Energy regulator Ofgem risks undermining the transition to net zero by “underestimating the scale and pace of investment needed” in upgrading the energy grid, says a report by an energy trade association.

The Prospectus for Onshore Wind report by RenewableUK also says that at present, the UK is approving less than half (49%) of the annual capacity needed to reach the goal of installing 35 gigawatts (GW) of onshore wind by 2035, as recommended by the Climate Change Committee. 

The report, presenting itself as an offer from the onshore wind industry to the UK and devolved governments, says that the UK is installing an average of just over 600 megawatts (MW) a year, when it should be installing 1,250MW a year to stay on track.

It argues that doubling the UK’s onshore wind capacity to 30GW by 2030 - up from 13.8GW today - would reduce consumer bills by £16.3bn over the course of this decade, as well as generating £45bn of economic activity.

In order to achieve this, the trade association proposes the introduction of annual contracts for difference (CfD) auctions to stimulate more investment, reforming the planning systems in all four UK nations so that the need to tackle climate change is enshrined in regulations, and “reforming Ofgem so that it sharpens its focus on net zero”.

“We’re concerned that Ofgem is underestimating the scale and pace of investment needed”, reads the report, continuing that “this risks undermining the transition to net zero.

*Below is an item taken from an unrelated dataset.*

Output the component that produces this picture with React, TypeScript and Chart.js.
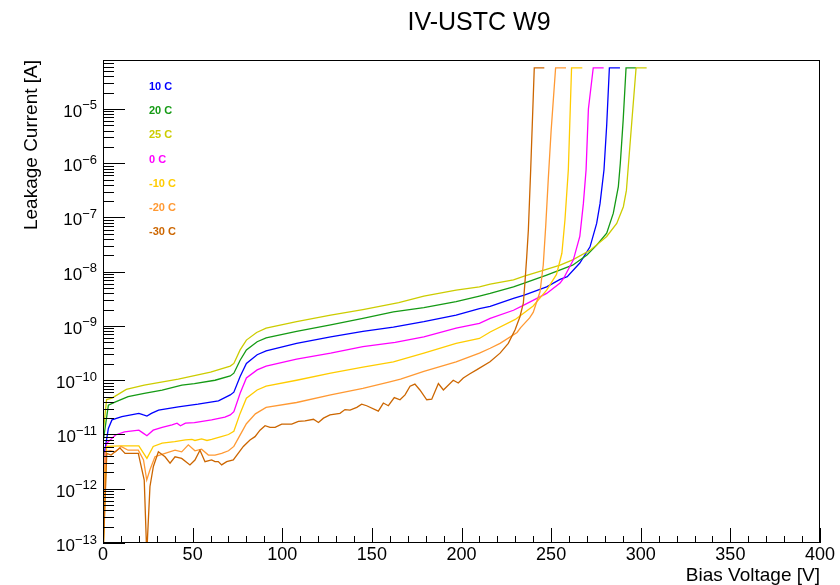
import React, { useEffect, useRef } from 'react';
import { Chart, registerables } from 'chart.js';

Chart.register(...registerables);

const W = 840;
const H = 585;
const FONT = "'Liberation Sans', Arial, Helvetica, sans-serif";

const TITLE = 'IV-USTC W9';
const X_TITLE = 'Bias Voltage [V]';
const Y_TITLE = 'Leakage Current [A]';
const X_TICKS = [0, 50, 100, 150, 200, 250, 300, 350, 400];
const Y_DECADES = [-13, -12, -11, -10, -9, -8, -7, -6, -5];

// 10 C
const V_10C = [0, 3, 5, 10.5, 20, 22.6, 24.5, 27, 31, 42, 53, 64.4, 71, 73, 76.5, 80, 86, 91, 108, 127, 145, 162, 179, 197, 210, 216, 229, 235, 247.5, 255, 259, 266, 271.7, 275.4, 277.3, 279.5, 281, 282.5, 288.4];
const I_10C = [3.16e-12, 1.29e-11, 1.86e-11, 2.14e-11, 2.45e-11, 2.29e-11, 2.19e-11, 2.45e-11, 2.82e-11, 3.24e-11, 3.63e-11, 4.17e-11, 5.37e-11, 6.03e-11, 1.17e-10, 2.04e-10, 2.95e-10, 3.47e-10, 4.79e-10, 6.31e-10, 7.94e-10, 9.55e-10, 1.2e-9, 1.58e-9, 2.09e-9, 2.29e-9, 3.24e-9, 3.72e-9, 5.25e-9, 7.24e-9, 8.13e-9, 1.45e-8, 2.88e-8, 7.76e-8, 1.82e-7, 7.59e-7, 5.0e-6, 5.75e-5, 5.75e-5];

// 20 C
const V_20C = [0, 3, 7, 14, 23, 33, 44, 51, 62.5, 71, 73, 76.5, 80, 86, 91, 108, 127, 145, 162, 179, 197, 210, 216, 229, 235, 247.5, 262, 270, 275.4, 281, 284.7, 287.5, 288.6, 290.2, 291.8, 297.4];
const I_20C = [7.1e-12, 3.47e-11, 3.98e-11, 5.0e-11, 5.75e-11, 6.6e-11, 8.1e-11, 8.7e-11, 1.0e-10, 1.2e-10, 1.35e-10, 2.34e-10, 3.63e-10, 5.13e-10, 6.03e-10, 7.94e-10, 1.05e-9, 1.38e-9, 1.82e-9, 2.19e-9, 2.82e-9, 3.55e-9, 3.98e-9, 5.25e-9, 6.17e-9, 8.7e-9, 1.32e-8, 2.04e-8, 3.09e-8, 5.13e-8, 1.2e-7, 3.72e-7, 1.0e-6, 6.3e-6, 5.75e-5, 5.75e-5];

// 25 C
const V_25C = [0, 2, 5, 13, 23, 42, 60, 71, 73, 76.5, 80, 85.7, 91, 108, 127, 145, 165, 179, 197, 210, 216, 229, 235, 246, 255, 262, 272, 281, 286.6, 290.3, 292, 295, 297.4, 303.3];
const I_25C = [1.0e-11, 4.4e-11, 4.7e-11, 6.8e-11, 8.1e-11, 1.05e-10, 1.41e-10, 1.82e-10, 2.04e-10, 3.63e-10, 5.5e-10, 7.6e-10, 9.1e-10, 1.2e-9, 1.58e-9, 2.0e-9, 2.69e-9, 3.55e-9, 4.57e-9, 5.25e-9, 5.89e-9, 7.08e-9, 8.3e-9, 1.07e-8, 1.32e-8, 1.66e-8, 2.51e-8, 4.47e-8, 7.76e-8, 1.58e-7, 3.16e-7, 5.75e-6, 5.75e-5, 5.75e-5];

// 0 C
const V_0C = [0, 2, 7, 12, 20, 22.6, 24.5, 28, 33, 38.5, 41.3, 43.2, 46, 51, 60.6, 68, 71, 73, 76.5, 80, 86, 91, 108, 127, 145, 163, 179, 197, 210, 216, 229, 235, 247.5, 255, 257, 262.4, 266, 268, 269.5, 270.8, 273.5, 279.3];
const I_0C = [9.1e-13, 6.9e-12, 9.8e-12, 1.12e-11, 1.2e-11, 1.05e-11, 9.5e-12, 1.2e-11, 1.35e-11, 1.51e-11, 1.62e-11, 1.45e-11, 1.62e-11, 1.66e-11, 1.86e-11, 2.09e-11, 2.29e-11, 2.63e-11, 5.75e-11, 1.1e-10, 1.55e-10, 1.82e-10, 2.45e-10, 3.16e-10, 4.17e-10, 5.01e-10, 6.31e-10, 9.12e-10, 1.12e-9, 1.38e-9, 1.95e-9, 2.45e-9, 3.98e-9, 6.17e-9, 7.59e-9, 1.66e-8, 4.47e-8, 1.82e-7, 7.59e-7, 1.0e-5, 5.75e-5, 5.75e-5];

// -10 C
const V_M10C = [0, 2, 10.4, 20, 24.5, 28, 33, 40, 46, 49.6, 51.3, 55, 58, 60.6, 66, 70, 73, 76.5, 80, 86, 91, 108, 127, 145, 162, 179, 197, 210, 216, 230, 240, 247.5, 253, 256, 257.7, 259.6, 261.4, 267.4];
const I_M10C = [5e-14, 6.03e-12, 6.17e-12, 6.17e-12, 3.63e-12, 6.03e-12, 6.92e-12, 7.41e-12, 7.94e-12, 8.13e-12, 7.76e-12, 8.32e-12, 7.76e-12, 8.13e-12, 9.12e-12, 1.0e-11, 1.15e-11, 2.45e-11, 4.68e-11, 6.61e-11, 7.76e-11, 1.0e-10, 1.35e-10, 1.74e-10, 2.19e-10, 3.16e-10, 4.79e-10, 5.89e-10, 7.76e-10, 1.32e-9, 2.34e-9, 4.57e-9, 8.91e-9, 2.19e-8, 8.91e-8, 7.59e-7, 5.75e-5, 5.75e-5];

// -20 C
const V_M20C = [0, 1.1, 4, 7, 10, 14, 19.7, 22.6, 24.4, 26.2, 29, 34.6, 40.2, 43.9, 47.6, 51.3, 55, 58.8, 62.5, 66.2, 70, 73, 77, 80, 85, 91, 108, 127, 145, 160, 166, 179, 197, 210, 216, 221.5, 231, 233, 238, 240, 243.8, 245.6, 247, 248.4, 250, 252.5, 258.3];
const I_M20C = [5e-14, 4.79e-12, 5.01e-12, 4.79e-12, 6.03e-12, 5.13e-12, 5.13e-12, 3.39e-12, 1.45e-12, 2.24e-12, 3.89e-12, 4.47e-12, 5.13e-12, 4.79e-12, 6.46e-12, 5.01e-12, 5.37e-12, 4.17e-12, 4.17e-12, 4.47e-12, 5.01e-12, 6.03e-12, 1.05e-11, 1.58e-11, 2.4e-11, 3.16e-11, 3.89e-11, 5.37e-11, 7.08e-11, 9.33e-11, 1.05e-10, 1.45e-10, 2.19e-10, 3.16e-10, 3.89e-10, 4.79e-10, 7.59e-10, 9.33e-10, 1.41e-9, 1.78e-9, 4.27e-9, 1.32e-8, 7.08e-8, 5.01e-7, 3.98e-6, 5.75e-5, 5.75e-5];

// -30 C
const V_M30C = [0, 2.1, 4.5, 6.7, 9.5, 12.3, 19.7, 23, 24.4, 26.2, 28.1, 30.9, 34.6, 37.4, 40.2, 43.9, 48.5, 51.3, 54.1, 56.9, 60.6, 62.5, 64.3, 66.2, 69, 72.7, 78.3, 82, 84.8, 87.6, 90.4, 93.2, 96, 99.7, 105.3, 109, 112.7, 117.4, 120.2, 123, 126.6, 132.2, 135, 137.8, 141.6, 144.3, 147.1, 153.6, 156.4, 159.2, 162.5, 165.7, 168.5, 171.3, 174, 176.8, 180.6, 183.4, 187.1, 189.9, 195.4, 198.2, 201, 204.7, 208.4, 215.9, 221.5, 226.1, 229.9, 232.6, 234.5, 235.5, 236.4, 237.3, 238.6, 240.6, 246.2];
const I_M30C = [5e-14, 4.47e-12, 4.17e-12, 4.79e-12, 5.62e-12, 4.47e-12, 4.47e-12, 1.45e-12, 6.3e-14, 1.1e-12, 2.57e-12, 4.79e-12, 3.89e-12, 2.95e-12, 3.89e-12, 3.63e-12, 2.75e-12, 3.39e-12, 5.13e-12, 3.16e-12, 3.39e-12, 3.16e-12, 3.16e-12, 2.75e-12, 3.16e-12, 3.39e-12, 6.03e-12, 7.94e-12, 9.12e-12, 1.2e-11, 1.45e-11, 1.35e-11, 1.35e-11, 1.55e-11, 1.55e-11, 1.74e-11, 1.78e-11, 1.91e-11, 1.66e-11, 2.0e-11, 2.29e-11, 2.45e-11, 2.88e-11, 2.82e-11, 3.16e-11, 3.63e-11, 3.39e-11, 2.69e-11, 3.8e-11, 3.39e-11, 4.79e-11, 4.37e-11, 5.37e-11, 7.76e-11, 8.51e-11, 6.61e-11, 4.37e-11, 4.47e-11, 8.71e-11, 6.61e-11, 1.0e-10, 8.91e-11, 1.1e-10, 1.32e-10, 1.55e-10, 2.19e-10, 3.16e-10, 4.79e-10, 8.51e-10, 1.48e-9, 2.63e-9, 7.08e-9, 1.91e-8, 5.89e-8, 7.59e-7, 5.75e-5, 5.75e-5];

const SERIES_LABELS = ['10 C', '20 C', '25 C', '0 C', '-10 C', '-20 C', '-30 C'];
const SERIES_COLORS = ['#0000ff', '#149a14', '#cccc00', '#ff00ff', '#ffcc00', '#ff9933', '#cc6600'];
const SERIES_V = [V_10C, V_20C, V_25C, V_0C, V_M10C, V_M20C, V_M30C];
const SERIES_I = [I_10C, I_20C, I_25C, I_0C, I_M10C, I_M20C, I_M30C];

const overlay = {
  id: 'rootStyle',
  afterDraw(chart: any) {
    const ctx = chart.ctx as CanvasRenderingContext2D;
    const area = chart.chartArea;
    const xs = chart.scales.x;
    const ys = chart.scales.y;
    ctx.save();
    ctx.strokeStyle = '#000';
    ctx.fillStyle = '#000';
    ctx.lineWidth = 1;

    // frame
    ctx.strokeRect(Math.round(area.left) + 0.5, Math.round(area.top) + 0.5, Math.round(area.right - area.left) - 1, Math.round(area.bottom - area.top) - 1);

    // x ticks
    ctx.beginPath();
    for (let v = 0; v <= 400; v += 10) {
      const px = Math.round(xs.getPixelForValue(v)) + 0.5;
      const len = v % 50 === 0 ? 15 : 7;
      ctx.moveTo(px, area.bottom);
      ctx.lineTo(px, area.bottom - len);
    }
    // y ticks
    for (const d of Y_DECADES.concat([-4])) {
      for (let m = 1; m <= 9; m++) {
        const val = m * Math.pow(10, d);
        if (val > ys.max * 1.0000001 || val < ys.min * 0.9999999) continue;
        const py = Math.round(ys.getPixelForValue(val)) + 0.5;
        const len = m === 1 ? 22 : 11;
        ctx.moveTo(area.left, py);
        ctx.lineTo(area.left + len, py);
      }
    }
    ctx.stroke();

    // x tick labels
    ctx.font = `18px ${FONT}`;
    ctx.textAlign = 'center';
    ctx.textBaseline = 'alphabetic';
    for (const v of X_TICKS) {
      ctx.fillText(String(v), xs.getPixelForValue(v), 560);
    }

    // y tick labels 10^n
    for (const d of Y_DECADES) {
      const py = ys.getPixelForValue(Math.pow(10, d));
      const expText = '\u2212' + String(Math.abs(d));
      ctx.font = `13px ${FONT}`;
      const expW = ctx.measureText(expText).width;
      ctx.font = `17px ${FONT}`;
      const baseW = ctx.measureText('10').width;
      const right = 97;
      ctx.textAlign = 'left';
      ctx.fillText('10', right - expW - baseW, py + 8);
      ctx.font = `13px ${FONT}`;
      ctx.fillText(expText, right - expW, py + 0.5);
    }

    // axis titles
    ctx.font = `19px ${FONT}`;
    ctx.textAlign = 'right';
    ctx.fillText(X_TITLE, area.right, 581);
    ctx.save();
    ctx.translate(37, area.top);
    ctx.rotate(-Math.PI / 2);
    ctx.textAlign = 'right';
    ctx.fillText(Y_TITLE, 0, 0);
    ctx.restore();

    // title
    ctx.font = `25px ${FONT}`;
    ctx.textAlign = 'center';
    ctx.fillText(TITLE, 479, 30);

    // legend texts
    ctx.font = `bold 11px ${FONT}`;
    ctx.textAlign = 'left';
    ctx.textBaseline = 'middle';
    SERIES_LABELS.forEach((lab, k) => {
      ctx.fillStyle = SERIES_COLORS[k];
      ctx.fillText(lab, 149, 87 + k * 24.2);
    });
    ctx.restore();
  },
};

export default function App() {
  const ref = useRef<HTMLCanvasElement>(null);

  useEffect(() => {
    const canvas = ref.current;
    if (!canvas) return;
    const datasets = SERIES_LABELS.map((label, k) => ({
      label,
      data: SERIES_V[k].map((x, j) => ({ x, y: SERIES_I[k][j] })),
      borderColor: SERIES_COLORS[k],
      backgroundColor: SERIES_COLORS[k],
      borderWidth: 1.3,
      pointRadius: 0,
      tension: 0,
      fill: false,
      order: SERIES_LABELS.length - k,
    }));
    const chart = new Chart(canvas, {
      type: 'line',
      data: { datasets },
      options: {
        responsive: false,
        animation: false,
        devicePixelRatio: 1,
        parsing: false as any,
        layout: { padding: { top: 60, right: 20, left: 0, bottom: 0 } },
        plugins: {
          legend: { display: false },
          tooltip: { enabled: false },
          title: { display: false },
        },
        scales: {
          x: {
            type: 'linear',
            min: 0,
            max: 400,
            bounds: 'data',
            grid: { display: false },
            border: { display: false },
            ticks: { display: false },
            afterFit: (s: any) => {
              s.height = 42;
            },
          },
          y: {
            type: 'logarithmic',
            min: 1e-13,
            max: 8e-5,
            bounds: 'data',
            grid: { display: false },
            border: { display: false },
            ticks: { display: false },
            afterFit: (s: any) => {
              s.width = 103;
            },
          },
        },
      } as any,
      plugins: [overlay],
    });
    return () => chart.destroy();
  }, []);

  return (
    <div style={{ position: 'fixed', left: 0, top: 0, width: W, height: H, background: '#fff' }}>
      <canvas ref={ref} width={W} height={H} style={{ display: 'block', width: W, height: H }} />
    </div>
  );
}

Ofgem should be putting net zero at the centre of every decision it makes, not least because this will achieve decarbonisation at the lowest cost to consumers. We need a new approach to how we plan and invest in a smart, net zero grid”.

Responding, an Ofgem spokesperson said that Ofgem’s remit sets out its duty “to protect consumers now and in the future, including their interests in reducing greenhouse gas emissions”, and that it is committed to helping to decarbonise the economy at low cost to energy users.

The spokesperson added that decarbonisation is “fully incorporated” into the regulator’s work programme, and pointed to the Decarbonisation Action Plan the regulator published last year.

However, Dr Simon Cran-McGreehin, head of analysis at the non-profit Energy and Climate Intelligence Unit, agreed that “it’s important that regulations and planning rules are aligned with our net zero ambitions, supporting innovations such as upgrading onshore windfarms with the latest technology”.

Commenting on the report, the chief executive of EDF Renewables, and chair of RenewableUK’s Onshore Wind Steering Group, Matthieu Hue, said that the report “makes a clear offer to government that the industry is standing ready to work with ministers to maximise growth in the UK’s supply chain, inward investment, and exports”. 

He continued: “As it’s one of the cheapest ways to generate new power, onshore wind will reduce energy bills for consumers who are being hit hard by massive increases in gas prices.”

Asked for comment on the report’s findings, a spokesperson for the Department for Business, Energy and Industrial Strategy (BEIS) said that “latest figures indicate we now have over 14GW of onshore wind capacity installed in the UK, enough to power over 10m UK homes”, adding that onshore wind projects will already be able to compete in the next CfD allocation round. 

The spokesperson continued that while targets can be “useful” in giving certainty to sectors with long investment horizons, BEIS does not believe that government should prescribe the proportion of generation that will come from all specific technologies.

Rather, the department believes the role of government should be to enable the market to deliver the levels of deployment required.